In semiconductor devices, some common accelerants are temperature, humidity, voltage, and current. In most cases, the accelerated testing does not change the physics of the failure, but it does shift the time for observation. The shift between accelerated and use condition is known as ‘derating.’
Highly accelerated testing is a key part of JEDEC based qualification tests. The tests below reflect highly accelerated conditions based on JEDEC spec JESD47. If the product passes these tests, the devices are acceptable for most use cases.
|Qualification Test||JEDEC Reference||Applied Stress / Accelerant|
|HTOL||JESD22-A108||Temperature and voltage|
|Temperature cycle||JESD22-A104||Temperature and rate of temp change|
|Temp humidity bias||JESD22-A110||Temperature, voltage, and moisture|
|uHAST||JESD22-A118||Temperature and moisture|
When a static charge moves from one surface to another, it becomes Electrostatic Discharge (ESD) and moves between the two surfaces in a form of a miniature lightning bolt.

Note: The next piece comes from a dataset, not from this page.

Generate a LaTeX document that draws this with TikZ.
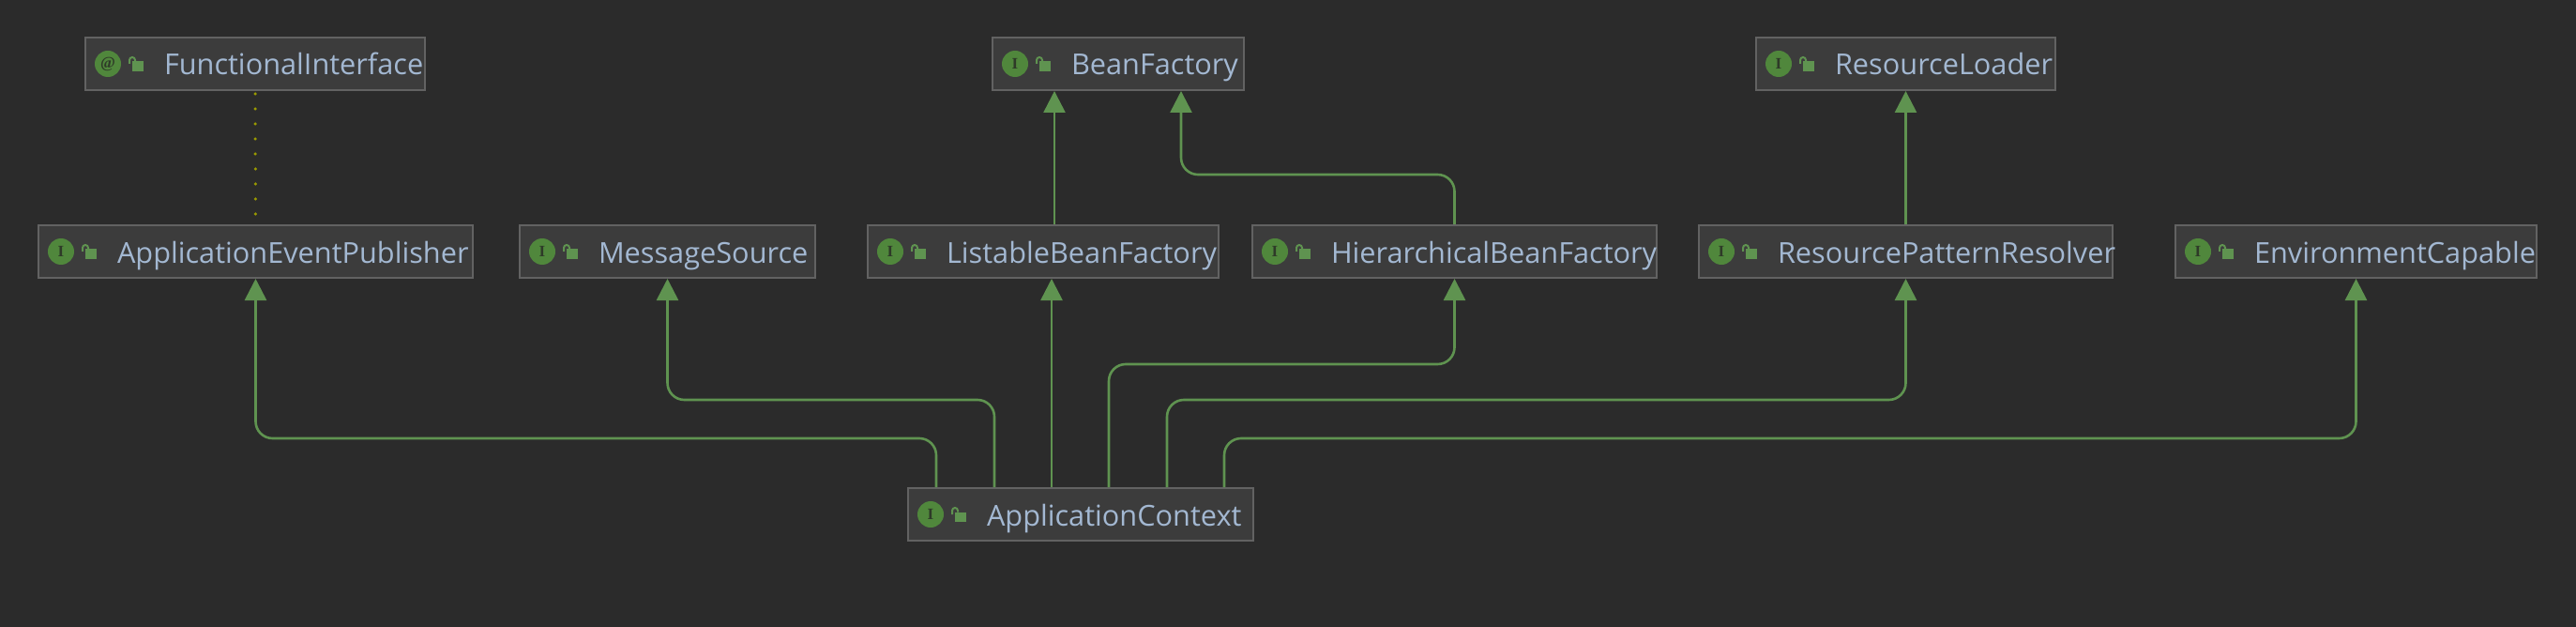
\documentclass[tikz,border=0pt]{standalone}
\usepackage{fontspec}
\setmainfont{Open Sans}
\newfontfamily\iconfont{Liberation Serif}
\usetikzlibrary{arrows.meta}
\definecolor{bgdark}{HTML}{2B2B2B}
\definecolor{boxfill}{HTML}{3C3C3C}
\definecolor{boxline}{HTML}{626262}
\definecolor{ifgreen}{HTML}{5F9350}
\definecolor{icongreen}{HTML}{50873C}
\definecolor{icontext}{HTML}{2E3A28}
\definecolor{txtblue}{HTML}{A3B8D2}
\definecolor{dotolive}{HTML}{9A9A00}
\tikzset{
  ifbox/.style={draw=boxline,fill=boxfill,line width=2pt,anchor=west,inner xsep=0pt,inner ysep=0pt,
    minimum height=56pt,text height=26pt,text depth=2pt,text=txtblue,align=left,
    font=\fontsize{30.7}{32}\selectfont},
  extends/.style={color=ifgreen,line width=2.6pt,rounded corners=18pt,-{Triangle[width=23pt,length=23pt]}},
}
\begin{document}
\begin{tikzpicture}[x=1pt,y=-1pt]
  \fill[bgdark] (0,0) rectangle (2746,668);
  \useasboundingbox (0,0) rectangle (2746,668);
  \foreach \nm/\xl/\xr/\yc/\sym/\txt in
    {fi/90/452/68/@/FunctionalInterface, bf/1057/1325/68/I/BeanFactory, rl/1871/2190/68/I/ResourceLoader,
     pub/40/503/268/I/ApplicationEventPublisher, ms/553/868/268/I/MessageSource,
     lbf/924/1298/268/I/ListableBeanFactory, hbf/1334/1765/268/I/HierarchicalBeanFactory,
     rpr/1810/2251/268/I/ResourcePatternResolver, ec/2318/2703/268/I/EnvironmentCapable,
     ctx/967/1335/548/I/ApplicationContext}
  {
    \node[ifbox,text width={\xr-\xl}] (\nm) at (\xl,\yc) {\hspace*{84pt}\mbox{\txt}};
    \fill[icongreen] ([xshift=25pt]\nm.west) circle(14pt);
    \node[text=icontext,inner sep=0pt,font=\iconfont\bfseries\fontsize{17}{17}\selectfont] (\nm-sym) at ([xshift=25pt]\nm.west) {\sym};
    % open lock
    \fill[ifgreen] ([xshift=51pt,yshift=-8pt]\nm.west) rectangle ++(12,-10.5);
    \draw[ifgreen,line width=2pt] ([xshift=48pt]\nm.west) -- ++(0,-4) arc(180:360:3) -- ++(0,1.5);
  }
  \draw[dotolive,line width=3.5pt,line cap=round,dash pattern=on 0pt off 16pt,shorten <=3pt,shorten >=10pt] (fi.south) -- (pub.north);
  \draw[extends] ([xshift=200pt]lbf.north west) -- ([xshift=200pt]lbf.north west |- bf.south);
  \draw[extends] (hbf.north) -- ++(0,-53) -| ([xshift=202pt]bf.south west);
  \draw[extends] (rpr.north) -- (rl.south);
  \draw[extends] ([xshift=31pt]ctx.north west) -- ++(0,-52) -| (pub.south);
  \draw[extends] ([xshift=93pt]ctx.north west) -- ++(0,-93) -| (ms.south);
  \draw[extends] ([xshift=154pt]ctx.north west) -- ([xshift=154pt]ctx.north west |- lbf.south);
  \draw[extends] ([xshift=215pt]ctx.north west) -- ++(0,-131) -| (hbf.south);
  \draw[extends] ([xshift=277pt]ctx.north west) -- ++(0,-93) -| (rpr.south);
  \draw[extends] ([xshift=338pt]ctx.north west) -- ++(0,-52) -| (ec.south);
\end{tikzpicture}
\end{document}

When a static charge moves, it becomes a current that can damage or destroy gate oxide, metal layers, and junctions.
JEDEC tests ESD in two different ways:
A component level stress developed to simulate the action of a human body discharging accumulated static charge through a device to ground.
A component level stress that simulates charging and discharging events that occur in production equipment and processes, per the JEDEC JESD22-C101 specification.